Dacia Maraini e la memoria di sè bambina durante la guerra

Vita mia (Rizzoli 2023), l’ultimo libro di Dacia Maraini, dei suoi il più personale, si apre con una supplica in versi: “Vita mia… prima di andare/lasciati capire/lasciati concepire/lasciati abbracciare/lasciati raccontare”. Come se il viaggio autobiografico, sui passi di bambina internata in un campo di concentramento, non potesse iniziare se non parlando a tu per tu con la vita, perché, invocata a guisa di Musa intima, propizi una necessaria rinascita, dolorosa e confidente ad un tempo.
Il flusso memoriale riporta alla prima età della piccola Dacia, amatissima dai genitori: due giovani innamorati, belli, liberi, dai nomi da romanzo, Fosco e Topazia, e dal milieu intellettualmente stimolante.
È la curiosità sconfinata del padre orientalista che, sul finire degli anni Trenta, trapianta la famigliola in Giappone, dove Fosco Maraini insegna all’università di Kyoto, e Dacia impara ad abitare una lingua nuova: sulle labbra le parole che aderiscono alle cose, odorose nei nomi quasi tattili degli haiku “in cui una foglia che cade o uno spicchio di luna o una rana che zompa in uno stagno raccontano l’arcano della vita”. Nasce da questa nominazione incantata della realtà, dalle ninnenanne della balia giapponese e dalle affabulazioni della madre, la pittrice Topazia Alliata, la fascinazione di Dacia per la parola che ridà forma al mondo.
L’apertura alla civiltà dell’altro favorisce l’integrazione dei Maraini con la gente del luogo, ma la brutalità della Storia incombe e infine irrompe nella sua crudezza: dopo l’8 settembre del ’43, essendosi i genitori rifiutati di firmare l’adesione alla Repubblica di Salò, l’intera famiglia, allargatasi con la nascita delle sorelline Yuki e Toni, viene deportata a Nagoya, nel campo di prigionia per i traditori della patria.
Seguono mesi di privazioni, malattie, maltrattamenti.
La narrazione, entrando nelle segrete stanze della memoria più vulnerabile, tiene tutto insieme: le secche della violenza e della paura con l’humus gravido di tenerezza di cui i genitori circondano le bambine.

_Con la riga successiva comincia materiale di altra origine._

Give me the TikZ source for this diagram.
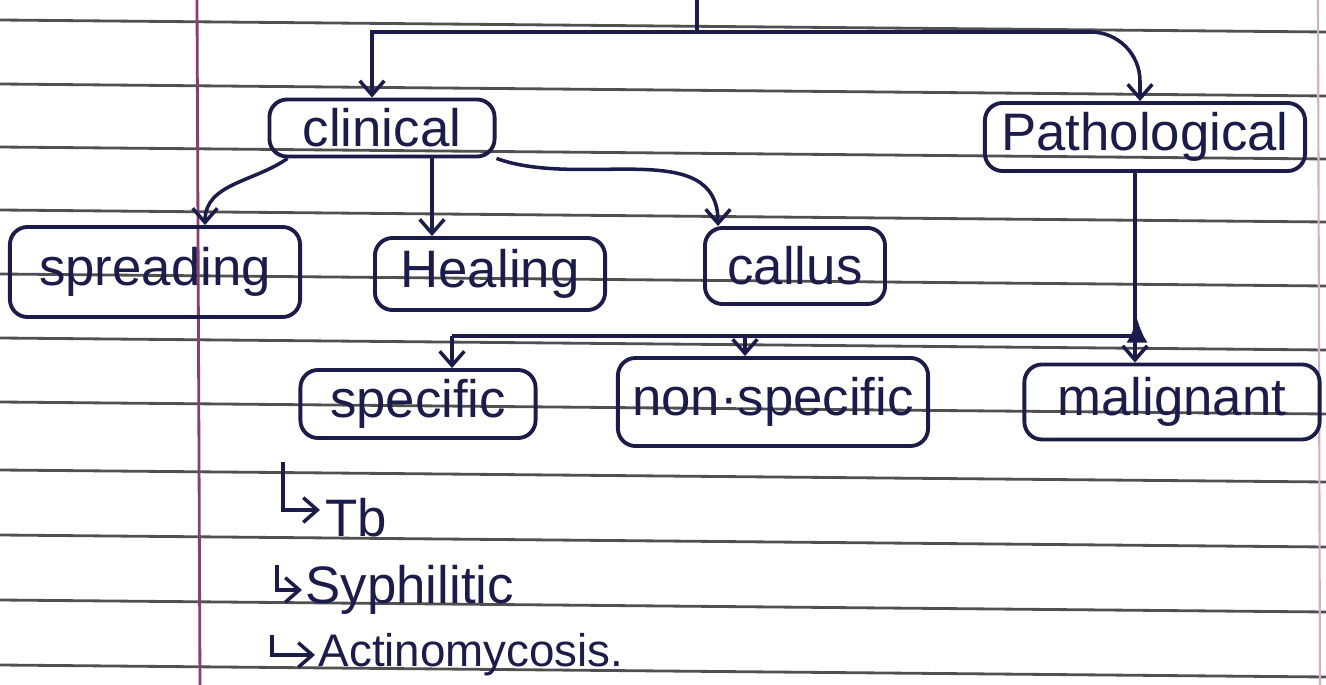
\documentclass[tikz,border=0pt]{standalone}
\usepackage{fontspec}
\setmainfont{Liberation Sans}
\usetikzlibrary{arrows.meta,calc}
\definecolor{ink}{RGB}{28,28,75}
\definecolor{rulecol}{RGB}{80,80,80}
\definecolor{margincol}{RGB}{140,60,110}
\tikzset{
 box/.style={draw=ink, line width=1.1pt, rounded corners=5pt, text=ink, font=\fontsize{15}{18}\selectfont, inner sep=0pt},
 conn/.style={draw=ink, line width=1pt, -{Straight Barb[length=4pt,width=7pt]}},
 plain/.style={draw=ink, line width=1pt},
 uptip/.style={draw=ink, fill=ink, line width=1pt, -{Latex[length=7pt,width=6pt]}},
 item/.style={text=ink, font=\fontsize{15}{18}\selectfont, inner sep=0pt, anchor=west},
 ruled/.style={draw=rulecol, line width=0.8pt},
}
\begin{document}
\begin{tikzpicture}[x=0.01cm,y=-0.01cm]
\useasboundingbox (0,0) rectangle (1326,685);
\fill[white] (0,0) rectangle (1326,685);
\foreach \y in {20,84,147,210,274,338,402,470,535,600,665} \draw[ruled] (0,\y) -- (1326,\y+12);
\draw[margincol, line width=0.8pt] (197,0) -- (200,685);
\draw[margincol!40, line width=0.6pt] (1318,0) -- (1320,685);

% boxes
\node[box, minimum width=2.25cm, minimum height=0.57cm] (clinical) at (382,128) {clinical};
\node[box, minimum width=3.2cm, minimum height=0.68cm] (patho) at (1145,137) {Pathological};
\node[box, minimum width=2.9cm, minimum height=0.9cm] (spread) at (155,272) {spreading};
\node[box, minimum width=2.3cm, minimum height=0.72cm] (heal) at (490,274) {Healing};
\node[box, minimum width=1.8cm, minimum height=0.76cm] (callus) at (795,266) {callus};
\node[box, minimum width=2.35cm, minimum height=0.68cm] (spec) at (418,404) {specific};
\node[box, minimum width=3.1cm, minimum height=0.88cm] (nonspec) at (773,402) {non·specific};
\node[box, minimum width=2.95cm, minimum height=0.75cm] (malig) at (1172,402) {malignant};

% top branch
\coordinate (stem) at (697,0);
\coordinate (jTop) at (697,32);
\draw[plain] (stem) -- (jTop);
\draw[conn] (jTop) -| ($(clinical.north)+(-10,0)$);
\draw[conn, rounded corners=14pt] (jTop) -| ($(patho.north)+(-5,0)$);

% clinical children
\draw[conn] ($(clinical.south west)+(20,0)$) to[out=215,in=90] ($(spread.north)+(50,0)$);
\coordinate (ch) at ($(clinical.south)+(50,0)$);
\draw[conn] (ch) -- (ch |- heal.north);
\draw[conn] (clinical.south east) to[out=-20,in=90] ($(callus.north west)+(15,0)$);

% pathological branch
\coordinate (px) at ($(patho.south)+(-10,0)$);
\draw[conn] (px) -- (px |- malig.north);
\coordinate (jR) at (1137,336);
\coordinate (upTip) at (1137,318);
\coordinate (jL) at (452,336);
\coordinate (jM) at (745,336);
\draw[plain] (jL) -- (jR);
\draw[uptip] (jR) -- (upTip);
\draw[conn] (jL) -- (jL |- spec.north);
\draw[conn] (jM) -- (jM |- nonspec.north);

% list
\node[item] (tb) at (325,518) {Tb};
\node[item] (syph) at (305,590) {Syphilitic};
\node[item, font=\fontsize{13}{16}\selectfont] (actino) at (318,655) {Actinomycosis.};
\coordinate (tbStem) at (283,462);
\coordinate (syStem) at (277,565);
\coordinate (acStem) at (272,635);
\draw[conn] (tbStem) |- ($(tb.west)+(-5,-8)$);
\draw[conn] (syStem) |- ($(syph.west)+(-3,0)$);
\draw[conn] (acStem) |- ($(actino.west)+(-3,0)$);
\end{tikzpicture}
\end{document}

E’ un gesto coraggioso del padre, in risposta all’ingiuria di una guardia, a rianimare la speranza di rimanere in vita: conoscendo il valore del giri, in giapponese “obbligo morale” verso il buon nome, l’etnologo Fosco con un colpo d’ascia si trancia un dito, lo getta contro la guardia e così chiedendo rispetto per i prigionieri, ottiene in cambio una capretta il cui latte sarà decisivo per la sopravvivenza della prole.
In Dacia ragazzina l’esempio del genitore adorato si radica maestoso: le ha mostrato che la libertà non si esercita stando su un albero, e lei può vederla impressa, a sigillo di coerenza, nel dito mozzato del padre.
Nondimeno, le angosce di un’infanzia traumatizzata continuano a rendere le notti di prigionia più lunghe dei giorni, e per alleviare l’animo non rimane che tornare alle parole, ai racconti, alle poesie che la madre amorevole tesse alle sue creature.
“Ma cosa ha di così potente la poesia da dare forza perfino a un prigioniero di un campo di sterminio? Qualcosa che riguarda l’armonia?” si chiede la scrittrice.
“L’armonia -diceva la madre- dovrebbe fare parte dei diritti umani”. In primis dei diritti dei bambini, vittime sacrificali, oggi come allora, di illogiche, spaventose logiche di potere e di morte.
Dacia Maraini varca, con pudore e tremore, la soglia del bosco infantile, ne rivede le ombre miste ai chiarori, offrendo una testimonianza che, dai gorghi neri del Novecento, parla al tempo presente, insidiato da recrudescenze razziste e anti-libertarie.
Di fronte al diffuso “sentimento di irritazione e di stanchezza verso la memoria”, Dacia adempie al suo giri: facendosi violenza nel ricordare le umiliazioni subite, celebra il coraggio indomabile della libertà, il capitale inestimabile dell’infanzia, la fiducia solida nella forza della parola.